Midnight’s moon scratches: order as a wound

A tonal chill enters By midnight. The moon doesn’t glow romantically; it scratches the skin of organised hills. The hills are “organised,” like a planned city or a disciplined mind, and the moon’s touch is abrasive, almost surgical. The word skin makes the landscape feel vulnerable, as if order itself produces a surface that can be hurt. Here the poem’s tension sharpens: the speaker is drawn to purity and honesty, but what he finds is a world where “organization” is not neutral—it’s something that can be marked, scraped, and violated. The moon becomes an emblem of cold clarity: illumination that doesn’t comfort, but exposes.

The edged nothing that prunes: subtraction as creation

The strangest image may be an edged nothing that begins to prune. “Nothing” is given an “edge,” a blade-like precision, and it starts trimming back what exists. This is where the poem feels most like a mind watching itself: the moment you try to stop thinking, you meet a sharper absence, something that cuts away illusions and excess. Pruning is not pure destruction; it is selective removal that reshapes growth. So the poem suggests that sudden living involves a kind of disciplined emptiness—an active subtraction—rather than a carefree overflow. The “edged nothing” could be midnight itself, or silence, or the awareness of time; whatever it is, it works like a harsh editor of experience.

“Light that kills” and “as silence”: the dangerous version of purity

After those natural scenes, the poem turns back to its imperative voice: let’s live like the light that kills. The phrase shocks because it refuses the usual association of light with safety and truth. This light kills—perhaps like lightning, or the exposing glare that annihilates what cannot survive being seen. Immediately after, the speaker urges let’s as silence, using “as” almost as a verb, as if silence is an action to become rather than a state to endure. The tone here is exhilarated but also severe: the speaker wants an intensity so pure it is lethal to pretense. The earlier “honest trees” now look less like a pastoral refuge and more like part of a larger ethic: honesty is not gentle; it can strip you down.

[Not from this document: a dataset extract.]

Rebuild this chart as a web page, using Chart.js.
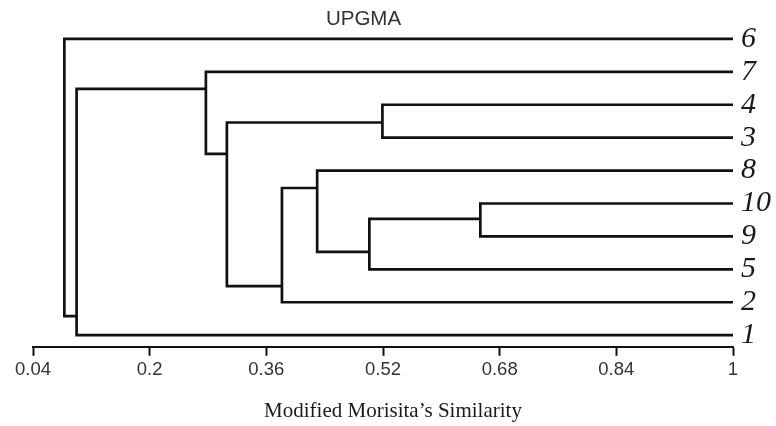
<!DOCTYPE html>
<html><head><meta charset="utf-8">
<script src="https://cdn.jsdelivr.net/npm/chart.js@4"></script>
<style>html,body{margin:0;padding:0;background:#fff}canvas{display:block}</style>
</head><body>
<canvas id="c" width="776" height="426"></canvas>
<script>
// ---- data ----
const leafLabels = ['6','7','4','3','8','10','9','5','2','1'];
const leafSimilarity = 1;
const tickValues = [0.04, 0.2, 0.36, 0.52, 0.68, 0.84, 1];
const tickLabels = ['0.04', '0.2', '0.36', '0.52', '0.68', '0.84', '1'];
const mergeNames       = ['n1',   'n2',   'n3',   'n4',   'n5',   'n6',   'n7',   'n8',   'n9'];
const mergeSimilarity  = [0.6535, 0.5013, 0.5192, 0.4297, 0.3814, 0.3059, 0.2771, 0.0998, 0.0830];
const mergeFirstChild  = ['10',   'n1',   '4',    '8',    'n4',   'n3',   '7',    'n7',   '6'];
const mergeSecondChild = ['9',    '5',    '3',    'n2',   '2',    'n5',   'n6',   '1',    'n8'];
const mergeRow         = [5.47,   6.47,   2.54,   4.53,   7.51,   3.49,   1.52,   8.42,   null];
const titleText = 'UPGMA';
const axisTitle = 'Modified Morisita\u2019s Similarity';

// ---- build ----
function childPos(ref) {
  const li = leafLabels.indexOf(ref);
  if (li >= 0) return {x: leafSimilarity, y: li};
  const ni = mergeNames.indexOf(ref);
  return {x: mergeSimilarity[ni], y: mergeRow[ni]};
}
const datasets = mergeNames.map((name, i) => {
  const a = childPos(mergeFirstChild[i]);
  const b = childPos(mergeSecondChild[i]);
  const s = mergeSimilarity[i];
  return {
    label: name,
    data: [{x: a.x, y: a.y}, {x: s, y: a.y}, {x: s, y: b.y}, {x: b.x, y: b.y}],
    borderColor: '#111',
    borderWidth: 2.7,
    borderJoinStyle: 'miter',
    borderCapStyle: 'butt',
    pointRadius: 0,
    tension: 0,
    fill: false
  };
});

const textPlugin = {
  id: 'texts',
  afterDraw(chart) {
    const ctx = chart.ctx, ca = chart.chartArea;
    ctx.save();
    ctx.textAlign = 'center';
    ctx.textBaseline = 'middle';
    ctx.fillStyle = '#333';
    ctx.font = '20.5px "Liberation Sans", Arial, sans-serif';
    ctx.fillText(titleText, ca.left + 330.5, 19);
    ctx.fillStyle = '#1a1a1a';
    ctx.font = '21px "Liberation Serif", "Times New Roman", serif';
    ctx.fillText(axisTitle, ca.left + 360, 411);
    ctx.restore();
  }
};

new Chart(document.getElementById('c'), {
  type: 'line',
  data: {datasets},
  plugins: [textPlugin],
  options: {
    responsive: false,
    animation: false,
    layout: {padding: {top: 6, left: 33, right: 0, bottom: 42}},
    plugins: {legend: {display: false}, tooltip: {enabled: false}, title: {display: false}},
    scales: {
      x: {
        type: 'linear',
        min: tickValues[0],
        max: tickValues[tickValues.length - 1],
        afterBuildTicks: s => { s.ticks = tickValues.map(v => ({value: v})); },
        grid: {display: true, drawOnChartArea: false, drawTicks: true, tickLength: 9, tickWidth: 2, tickColor: '#111'},
        border: {display: true, color: '#111', width: 2},
        ticks: {
          autoSkip: false, maxRotation: 0, padding: 3, color: '#333',
          font: {family: '"Liberation Sans", Arial, sans-serif', size: 18.5},
          callback: (v, i) => tickLabels[i]
        }
      },
      y: {
        type: 'linear',
        position: 'right',
        reverse: true,
        min: -1,
        max: 9.354,
        afterBuildTicks: s => { s.ticks = leafLabels.map((_, i) => ({value: i})); },
        afterFit: s => { s.width = 43; },
        grid: {display: false},
        border: {display: false},
        ticks: {
          autoSkip: false, padding: 0, color: '#1a1a1a',
          font: {family: '"Liberation Serif", "Times New Roman", serif', style: 'italic', size: 30, lineHeight: 0.3},
          callback: (v) => leafLabels[v]
        }
      }
    }
  }
});
</script>
</body></html>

Whirl, love, and the grammar of being after

The poem then gives a reason, but it’s a reason that feels like a storm: because Whirl’s after all. “Whirl” suggests not only chaos but also pursuit—something coming for us. In the parenthetical (after me)love, “after” becomes dizzyingly ambiguous: love comes later in time, love follows like a consequence, love chases like a hunter, love remains when the self is gone. And the line and after you. expands that pressure to the addressed “you,” making the poem intimate and slightly ominous. The speaker’s command to live suddenly is not just hedonism; it’s a response to being pursued by forces you can’t negotiate with—time, change, death, and also love, which here is not merely comforting but inescapable.

Optional sharp question: is the poem asking for freedom, or surrender?

When the speaker says let’s live suddenly, is he actually arguing for control—choosing a fearless stance before Whirl arrives—or is he asking to be overtaken? The moon scratches, the nothing prunes, the light kills. Those aren’t images of mastery. They sound like a world that acts upon us, and the poem’s “let’s” may be less a triumphant plan than a consent to be changed.

Vague Now-spears, Then-arrows: time as an attack on the mouth

In the final stretch, the speaker admits instability: I occasionally feel vague, then stumbles into vague idon’t know, as if grammar itself can’t keep up with the feeling. Time becomes weaponry: Now-spears and The Then-arrows. The present pierces; the past shoots back. That assault doesn’t land in the mind alone—it reaches the mouth: the weapons are making do our mouths something red, something tall. “Red” suggests blood, desire, speech, and embarrassment; “tall” suggests a cry, a shout, a rising thing—perhaps the way a kiss or a word stands up out of silence. The ending implies that sudden living is not a clean escape from thinking but a risky conversion: time’s violence becomes utterance, and the mouth—where love and speech meet—turns the attack into a vivid, bodily form.